The editor already knows that the attribution of the line is in dispute; the famous Aldine switched the line to Antigone, and so did major editions in the 19th century prior to Jebb’s (e.g. Boeckh, 1843; Campbell, 1871; Dindorf, 1873). The attribution of the line thus is open for consideration. If Ismene speaks the line, the line is spoken by a character whose transgressive sexual history literally has become attached to the text of the play. From this tainted character’s mouth is uttered an appeal to rectitude and honor: O dearest Haemon, how far your father goes in dishonoring you! Where’s the propriety, so a biased editor might reason, in Ismene with her unseemly past addressing as “dearest” the betrothed of the (sexually) faultless, idealized and sentimentalized heroine? Isn’t the endearment sullied if uttered by Ismene?

But if Antigone speaks the line, then, in Jebb’s words, “this solitary reference to her love heightens in a wonderful degree our sense of her unselfish devotion to a sacred duty.” The duty — the burial of her brother — is performed by a woman distinguished by, again in Jebb’s words, “intense tenderness, purity, and depth of domestic affection.” The word “purity” is curious here because the play itself touches only lightly on themes of purity of character. “Purity” seems instead to reflect the editor’s awareness of the contrast between the two sisters in their histories outside the play’s frame. To transfer the line to Antigone reinforces this contrast of sexual histories: the editorial decision removes troublesome Ismene in favor of allowing Antigone to speak from her heart in a burst of “pure” romantic love.

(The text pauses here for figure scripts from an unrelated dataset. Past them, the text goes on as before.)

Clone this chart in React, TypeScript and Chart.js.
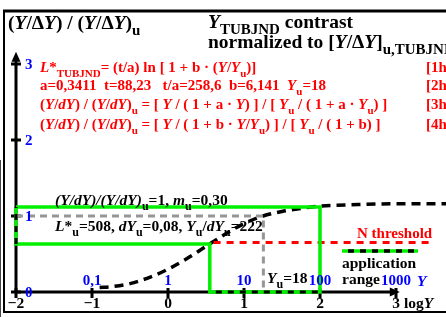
import React, { useEffect, useRef } from 'react';
import { Chart, registerables } from 'chart.js';
Chart.register(...registerables);

// ---- data ----
const xTickValues = [-2, -1, 0, 1, 2, 3];
const xTickLabels = ['−2', '−1', '0', '1', '2', '3'];
const yTickValues = [0, 1, 2, 3];
const yTickLabels = ['0', '1', '2', '3'];
const linTickValues = [-1, 0, 1, 2, 3];
const linTickLabels = ['0,1', '1', '10', '100', '1000'];

const curveLogY = [-0.9, -0.75, -0.5, -0.25, 0, 0.25, 0.5, 0.75, 1, 1.25, 1.5, 1.75, 2, 2.5, 3, 3.5, 3.7];
const curveRatio = [0.06, 0.07, 0.11, 0.19, 0.3, 0.44, 0.6, 0.76, 0.9, 1.0, 1.06, 1.1, 1.13, 1.15, 1.16, 1.16, 1.16];

const rangeLogY = [-2, 2, 2, 0.55, 0.55, -2, -2];
const rangeRatio = [1.12, 1.12, 0, 0, 0.63, 0.63, 1.12];

const refLogY = [-2, 1.255, 1.255];
const refRatio = [1, 1, 0];

const thresholdLogY = [0.6, 3.45];
const thresholdRatio = [0.65, 0.65];

const X_MIN = -2;
const X_MAX = -2 + 430 / 76;
const Y_MAX = 280 / 76;

const FONT = '"Liberation Serif", "Times New Roman", serif';
const BLUE = '#0000ff';
const RED = '#ff0000';
const GREEN = 'rgb(0,240,0)';

type Seg = [string, string?];

function rich(ctx: CanvasRenderingContext2D, x: number, y: number, segs: Seg[], size: number, color: string) {
  let cx = x;
  ctx.textAlign = 'left';
  ctx.textBaseline = 'alphabetic';
  for (const [t, f = ''] of segs) {
    const sub = f.includes('s');
    const it = f.includes('i');
    const sz = sub ? Math.round(size * 0.75) : size;
    ctx.font = `${it ? 'italic ' : ''}bold ${sz}px ${FONT}`;
    ctx.fillStyle = color;
    ctx.fillText(t, cx, y + (sub ? size * 0.3 : 0));
    cx += ctx.measureText(t).width;
  }
  return cx;
}

const decor = {
  id: 'decor',
  beforeDatasetsDraw(chart: any) {
    const ctx: CanvasRenderingContext2D = chart.ctx;
    const xs = chart.scales.x;
    const ys = chart.scales.y;
    const px = (v: number) => xs.getPixelForValue(v);
    const py = (v: number) => ys.getPixelForValue(v);
    ctx.save();
    // frame
    ctx.strokeStyle = '#000';
    ctx.lineWidth = 3;
    ctx.beginPath();
    ctx.moveTo(3, 11);
    ctx.lineTo(446, 11);
    ctx.stroke();
    ctx.lineWidth = 2;
    ctx.beginPath();
    ctx.moveTo(4, 11);
    ctx.lineTo(4, 312);
    ctx.lineTo(446, 312);
    ctx.stroke();
    ctx.lineWidth = 1;
    ctx.strokeStyle = '#444';
    ctx.beginPath();
    ctx.moveTo(0.5, 160);
    ctx.lineTo(0.5, 317);
    ctx.stroke();

    // axes
    ctx.strokeStyle = '#000';
    ctx.fillStyle = '#000';
    ctx.lineWidth = 3;
    const x0 = px(-2);
    const y0 = py(0);
    const yTip = py(3.16);
    const xTip = px(3.05);
    ctx.beginPath();
    ctx.moveTo(x0, y0);
    ctx.lineTo(x0, yTip + 8);
    ctx.moveTo(x0, y0);
    ctx.lineTo(xTip - 8, y0);
    ctx.stroke();
    ctx.beginPath();
    ctx.moveTo(x0, yTip);
    ctx.lineTo(x0 - 4.5, yTip + 10);
    ctx.lineTo(x0 + 4.5, yTip + 10);
    ctx.closePath();
    ctx.fill();
    ctx.beginPath();
    ctx.moveTo(xTip, y0);
    ctx.lineTo(xTip - 10, y0 - 4.5);
    ctx.lineTo(xTip - 10, y0 + 4.5);
    ctx.closePath();
    ctx.fill();
    // ticks
    ctx.lineWidth = 3;
    ctx.beginPath();
    for (const v of yTickValues) {
      ctx.moveTo(x0 - 5, py(v));
      ctx.lineTo(x0 + 5, py(v));
    }
    for (const v of xTickValues) {
      ctx.moveTo(px(v), y0 - 4);
      ctx.lineTo(px(v), y0 + 6);
    }
    ctx.stroke();
    ctx.restore();
  },
  afterDatasetsDraw(chart: any) {
    const ctx: CanvasRenderingContext2D = chart.ctx;
    const xs = chart.scales.x;
    const ys = chart.scales.y;
    const px = (v: number) => xs.getPixelForValue(v);
    const py = (v: number) => ys.getPixelForValue(v);
    ctx.save();
    // black dashes over the green range where it runs along the axes
    ctx.strokeStyle = '#000';
    ctx.lineWidth = 3;
    ctx.setLineDash([6, 6]);
    ctx.beginPath();
    ctx.moveTo(px(rangeLogY[3]) + 6, py(0));
    ctx.lineTo(px(rangeLogY[1]), py(0));
    ctx.moveTo(px(-2), py(rangeRatio[4]));
    ctx.lineTo(px(-2), py(rangeRatio[0]));
    ctx.stroke();
    ctx.setLineDash([]);

    // application range legend
    ctx.lineWidth = 3.5;
    ctx.strokeStyle = GREEN;
    ctx.beginPath();
    ctx.moveTo(342, 251);
    ctx.lineTo(418, 251);
    ctx.stroke();
    ctx.strokeStyle = '#000';
    ctx.setLineDash([6, 6]);
    ctx.beginPath();
    ctx.moveTo(348, 251);
    ctx.lineTo(418, 251);
    ctx.stroke();
    ctx.setLineDash([]);

    // texts
    const K = '#000';
    const ts = 19.5;
    rich(ctx, 8, 29, [['('], ['Y', 'i'], ['/Δ'], ['Y', 'i'], [') / ('], ['Y', 'i'], ['/Δ'], ['Y', 'i'], [')'], ['u', 's']], ts, K);
    rich(ctx, 208, 28, [['Y', 'i'], ['TUBJND', 's'], [' contrast']], ts, K);
    rich(ctx, 208, 48, [['normalized to ['], ['Y', 'i'], ['/Δ'], ['Y', 'i'], [']'], ['u,TUBJND', 's']], ts, K);

    const rs = 15;
    rich(ctx, 40, 72, [['L', 'i'], ['*'], ['TUBJND', 's'], ['= (t/a) ln [ 1 + b · ('], ['Y', 'i'], ['/'], ['Y', 'i'], ['u', 's'], [')]']], rs, RED);
    rich(ctx, 40, 90, [['a=0,3411  t=88,23   t/a=258,6  b=6,141  '], ['Y', 'i'], ['u', 's'], ['=18']], rs, RED);
    rich(ctx, 40, 109, [['('], ['Y', 'i'], ['/'], ['dY', 'i'], [') / ('], ['Y', 'i'], ['/'], ['dY', 'i'], [')'], ['u', 's'], [' = [ '], ['Y', 'i'], [' / ( 1 + a · '], ['Y', 'i'], [') ] / [ '], ['Y', 'i'], ['u', 's'], [' / ( 1 + a · '], ['Y', 'i'], ['u', 's'], [') ]']], rs, RED);
    rich(ctx, 40, 129, [['('], ['Y', 'i'], ['/'], ['dY', 'i'], [') / ('], ['Y', 'i'], ['/'], ['dY', 'i'], [')'], ['u', 's'], [' = [ '], ['Y', 'i'], [' / ( 1 + b · '], ['Y', 'i'], ['/'], ['Y', 'i'], ['u', 's'], [') ] / [ '], ['Y', 'i'], ['u', 's'], [' / ( 1 + b) ]']], rs, RED);
    rich(ctx, 426, 72, [['[1h']], rs, RED);
    rich(ctx, 426, 90, [['[2h']], rs, RED);
    rich(ctx, 426, 109, [['[3h']], rs, RED);
    rich(ctx, 426, 129, [['[4h']], rs, RED);

    const bs = 15.5;
    rich(ctx, 55, 205, [['(Y/dY)/(Y/dY)', 'i'], ['u', 's'], ['=1, '], ['m', 'i'], ['u', 's'], ['=0,30']], bs, K);
    rich(ctx, 55, 231, [['L', 'i'], ['*'], ['u', 's'], ['=508, '], ['dY', 'i'], ['u', 's'], ['=0,08, '], ['Y', 'i'], ['u', 's'], ['/'], ['dY', 'i'], ['u', 's'], ['=222']], bs, K);
    rich(ctx, 267, 283, [['Y', 'i'], ['u', 's'], ['=18']], bs, K);

    rich(ctx, 357, 238, [['N threshold']], 15, RED);
    rich(ctx, 342, 268, [['application']], 15.5, K);
    rich(ctx, 342, 284, [['range']], 15.5, K);

    // blue y tick labels
    ctx.font = `bold 15px ${FONT}`;
    ctx.fillStyle = BLUE;
    ctx.textAlign = 'left';
    ctx.textBaseline = 'middle';
    yTickValues.forEach((v, i) => ctx.fillText(yTickLabels[i], px(-2) + 9, py(v) + 1));
    // blue linear Y labels
    ctx.textAlign = 'center';
    ctx.textBaseline = 'alphabetic';
    linTickValues.forEach((v, i) => ctx.fillText(linTickLabels[i], px(v), 285));
    rich(ctx, px(3) + 21, 286, [['Y', 'i']], 15.5, BLUE);
    // black x tick labels
    ctx.font = `bold 15.5px ${FONT}`;
    ctx.fillStyle = '#000';
    ctx.textAlign = 'center';
    xTickValues.forEach((v, i) => ctx.fillText(xTickLabels[i], px(v), 308));
    rich(ctx, px(3) + 4, 308, [[' log'], ['Y', 'i']], 15.5, K);
    ctx.restore();
  },
};

export default function App() {
  const ref = useRef<HTMLCanvasElement>(null);
  useEffect(() => {
    if (!ref.current) return;
    const pts = (xs: number[], ys: number[]) => xs.map((x, i) => ({ x, y: ys[i] }));
    const chart = new Chart(ref.current, {
      type: 'scatter',
      data: {
        datasets: [
          {
            data: pts(refLogY, refRatio),
            showLine: true,
            borderColor: 'rgb(150,150,150)',
            borderWidth: 3,
            borderDash: [7, 5],
            pointRadius: 0,
            clip: false as any,
          },
          {
            data: pts(rangeLogY, rangeRatio),
            showLine: true,
            borderColor: GREEN,
            borderWidth: 3.5,
            pointRadius: 0,
            clip: false as any,
          },
          {
            data: pts(thresholdLogY, thresholdRatio),
            showLine: true,
            borderColor: RED,
            borderWidth: 3,
            borderDash: [7, 6],
            pointRadius: 0,
            clip: false as any,
          },
          {
            data: pts(curveLogY, curveRatio),
            showLine: true,
            borderColor: '#000',
            borderWidth: 3.5,
            borderDash: [9, 6],
            cubicInterpolationMode: 'monotone',
            pointRadius: 0,
            clip: false as any,
          },
        ],
      },
      options: {
        responsive: false,
        animation: false,
        layout: { padding: { left: 16, right: 0, top: 12, bottom: 25 } },
        scales: {
          x: { type: 'linear', min: X_MIN, max: X_MAX, display: false },
          y: { type: 'linear', min: 0, max: Y_MAX, display: false },
        },
        plugins: { legend: { display: false }, tooltip: { enabled: false } },
      },
      plugins: [decor],
    });
    return () => chart.destroy();
  }, []);
  return (
    <div style={{ position: 'fixed', left: 0, top: 0, width: 446, height: 317, background: '#fff' }}>
      <canvas ref={ref} width={446} height={317} style={{ display: 'block' }} />
    </div>
  );
}
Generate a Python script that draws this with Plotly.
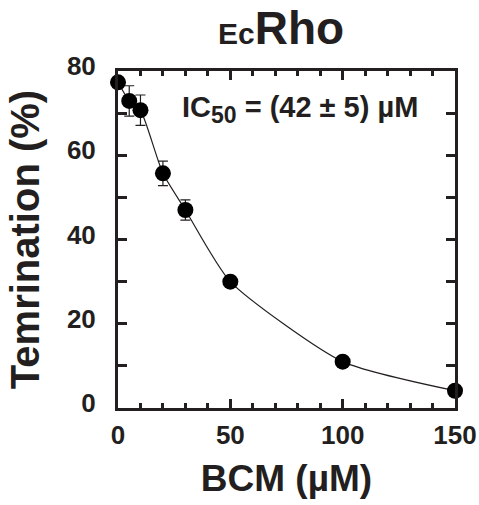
import plotly.graph_objects as go

bcm = [0, 5, 10, 20, 30, 50, 100, 150]
terminacion = [77.3, 72.9, 70.7, 55.7, 47.0, 30.0, 11.0, 4.1]
error = [0, 3.6, 3.6, 2.9, 2.4, 1.0, 0.8, 0.6]

negro = "#231f20"
fuente = "Arial, Liberation Sans, sans-serif"

fig = go.Figure()

# curva ajustada (suavizada a traves de los puntos)
fig.add_trace(go.Scatter(
    x=bcm, y=terminacion,
    mode="lines",
    line=dict(color=negro, width=1.2, shape="spline", smoothing=0.6),
    hoverinfo="skip",
    cliponaxis=False
))

fig.add_trace(go.Scatter(
    x=bcm, y=terminacion,
    mode="markers",
    marker=dict(color="black", size=16),
    error_y=dict(type="data", array=error, color=negro, thickness=1.2, width=5),
    cliponaxis=False
))

eje = dict(
    showline=True, linewidth=3, linecolor=negro,
    mirror="ticks", ticks="inside", tickcolor=negro, tickwidth=2.5,
    showgrid=False, zeroline=False, automargin=False,
    tickfont=dict(family=fuente, size=26, color=negro, weight="bold"),
)

fig.update_xaxes(
    **eje,
    range=[0, 150], tickvals=[0, 50, 100, 150], ticklen=9,
    minor=dict(dtick=10, ticks="inside", ticklen=5, tickcolor=negro, tickwidth=2.5),
    ticklabelstandoff=2,
    title=dict(text="BCM (µM)", font=dict(family=fuente, size=37, color=negro, weight="bold"), standoff=16),
)
fig.update_yaxes(
    **eje,
    range=[0, 80], tickvals=[0, 20, 40, 60, 80], ticklen=9,
    minor=dict(dtick=10, ticks="inside", ticklen=9, tickcolor=negro, tickwidth=2.5),
    ticklabelstandoff=14, ticklabelshift=-5,
    title=dict(text="Temrination (%)", font=dict(family=fuente, size=40, color=negro, weight="bold"), standoff=15),
)

fig.update_layout(
    width=479, height=505,
    margin=dict(l=118, r=24, t=71, b=97),
    plot_bgcolor="white", paper_bgcolor="white",
    showlegend=False,
    annotations=[
        dict(
            text="<span style='font-size:30px'>Ec</span>Rho",
            xref="paper", yref="paper", x=(281 - 118) / 337, y=(408 - 28) / 337,
            xanchor="center", yanchor="middle", showarrow=False,
            font=dict(family=fuente, size=46, color=negro, weight="bold"),
        ),
        dict(
            text="IC<sub><span style='font-size:23px'>50</span></sub> = (42 ± 5) µM",
            xref="x", yref="y", x=81.2, y=70.8,
            xanchor="center", yanchor="middle", showarrow=False,
            font=dict(family=fuente, size=29, color=negro, weight="bold"),
        ),
    ],
)

# la pagina no debe tener margen alrededor de la figura
fig.write_html("out.html", config={"displayModeBar": False},
               post_script="document.body.style.margin='0px';")
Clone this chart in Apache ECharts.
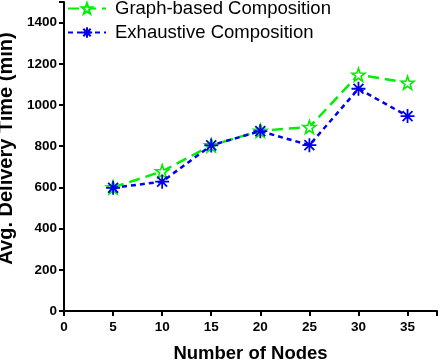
<!DOCTYPE html>
<html><head><meta charset="utf-8">
<script src="https://cdn.jsdelivr.net/npm/echarts@6/dist/echarts.min.js"></script>
<style>html,body{margin:0;padding:0;background:#fff}#c{width:448px;height:362px}</style>
</head><body><div id="c"></div>
<script>
const nodes = [5, 10, 15, 20, 25, 30, 35];
const graphBased = [600, 678, 804, 875, 893, 1147, 1108];
const exhaustive = [598, 628, 804, 873, 805, 1079, 946];
const seriesNames = ['Graph-based Composition', 'Exhaustive Composition'];

const star = 'path://M0,-10L2.35,-3.24L9.51,-3.09L3.8,1.24L5.88,8.09L0,4L-5.88,8.09L-3.8,1.24L-9.51,-3.09L-2.35,-3.24Z';
const asterisk = 'path://M0,-10L0,10M-10,0L10,0M-7.07,-7.07L7.07,7.07M-7.07,7.07L7.07,-7.07';
const font = '"Liberation Sans", Arial, sans-serif';

const chart = echarts.init(document.getElementById('c'), null, {renderer: 'canvas'});
chart.setOption({
  animation: false,
  backgroundColor: '#fff',
  grid: {left: 64, right: 11, top: 2, bottom: 51, containLabel: false, outerBoundsMode: 'none'},
  legend: {
    orient: 'vertical', left: 62, top: -6, itemGap: 5, itemWidth: 38, itemHeight: 13,
    textStyle: {fontFamily: font, fontSize: 18.5, color: '#000', padding: [0, 0, 0, 4]},
    data: seriesNames
  },
  xAxis: {
    type: 'value', min: 0, max: 38, interval: 5,
    name: 'Number of Nodes', nameLocation: 'middle', nameGap: 33,
    nameTextStyle: {fontFamily: font, fontSize: 18.5, fontWeight: 'bold', color: '#000', verticalAlign: 'top'},
    axisLine: {lineStyle: {color: '#000', width: 2}},
    axisTick: {show: true, length: 5, lineStyle: {color: '#000', width: 2}},
    axisLabel: {fontFamily: font, fontSize: 13.5, fontWeight: 'bold', color: '#000', margin: 9,
      formatter: v => (v <= 35 ? String(v) : '')},
    splitLine: {show: false}
  },
  yAxis: {
    type: 'value', min: 0, max: 1500, interval: 200,
    name: 'Avg. Delivery Time (min)', nameLocation: 'middle', nameGap: 40,
    nameTextStyle: {fontFamily: font, fontSize: 20, fontWeight: 'bold', color: '#000', padding: [0, 0, 0, 16]},
    axisLine: {show: true, lineStyle: {color: '#000', width: 2}},
    axisTick: {show: true, length: 5, lineStyle: {color: '#000', width: 2}},
    axisLabel: {fontFamily: font, fontSize: 13.5, fontWeight: 'bold', color: '#000', margin: 7,
      formatter: v => (v <= 1400 ? String(v) : '')},
    splitLine: {show: false}
  },
  series: [
    {
      name: seriesNames[0], type: 'line',
      data: nodes.map((x, i) => [x, graphBased[i]]),
      symbol: star, symbolSize: 13,
      lineStyle: {color: '#00ee00', width: 2.5, type: [11, 6]},
      itemStyle: {color: '#fff', borderColor: '#00ee00', borderWidth: 1.6},
      z: 2
    },
    {
      name: seriesNames[1], type: 'line',
      data: nodes.map((x, i) => [x, exhaustive[i]]),
      symbol: asterisk, symbolSize: 14,
      lineStyle: {color: '#0000ee', width: 2.5, type: [5, 4]},
      itemStyle: {color: 'none', borderColor: '#0000ee', borderWidth: 1.8},
      z: 3
    }
  ]
});
</script></body></html>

If Ismene speaks the line, it’s spoken by a character whose transgressive sexual history has become attached to the text of the play.

Now let’s survey, once more, the damage done.

To some extent Ismene’s silencing has been mitigated by recent scholarship that defends the unanimity of the earliest manuscripts in assigning line 572 to Ismene, as well as by translations, such as Grene (1991) and Fagles (1982), that let Ismene voice the line. Still, beginning with the publication of the Aldine in 1502, the influence of the texts that silence her has been enormous, both for readers of Greek and readers in translation. Friedrich Hölderlin’s renowned translation into German (1804) follows the Aldine and silences Ismene. So does the the widely-read Harvard Classics translation of 1909, a version whose influence persists online. Ismene is silenced as well in H.D.F. Kitto’s 1962 Oxford World’s Classics translation; on Amazon, Kitto currently ranks #25 in ancient and classical drama. These are just a few of the line-572 disfiguring translations. As for Greek editions, the Oxford Kitto is itself based on the Greek text of another high-profile Oxford, the 1924 A.C. Pearson installment in the prestigious Oxford Classical Texts series. (It wasn’t until 1990 that Pearson was replaced by a new OCT Sophocles that gives the line back to its rightful owner.) Then there are all the aforementioned commentaries and their continuing influence, most notably Jebb’s, which, instead of receding into the past, has expanded its influence thanks to its stark online prominence at Perseus Digital Library.

And to paraphrase Mom, an early adopter of Perseus who synthesized her enthusiasm for homeschool rigor with a fondness for new technology, “Reading in translation is a sin that can be forgiven, but reading without a commentary is laziness of the worst kind.”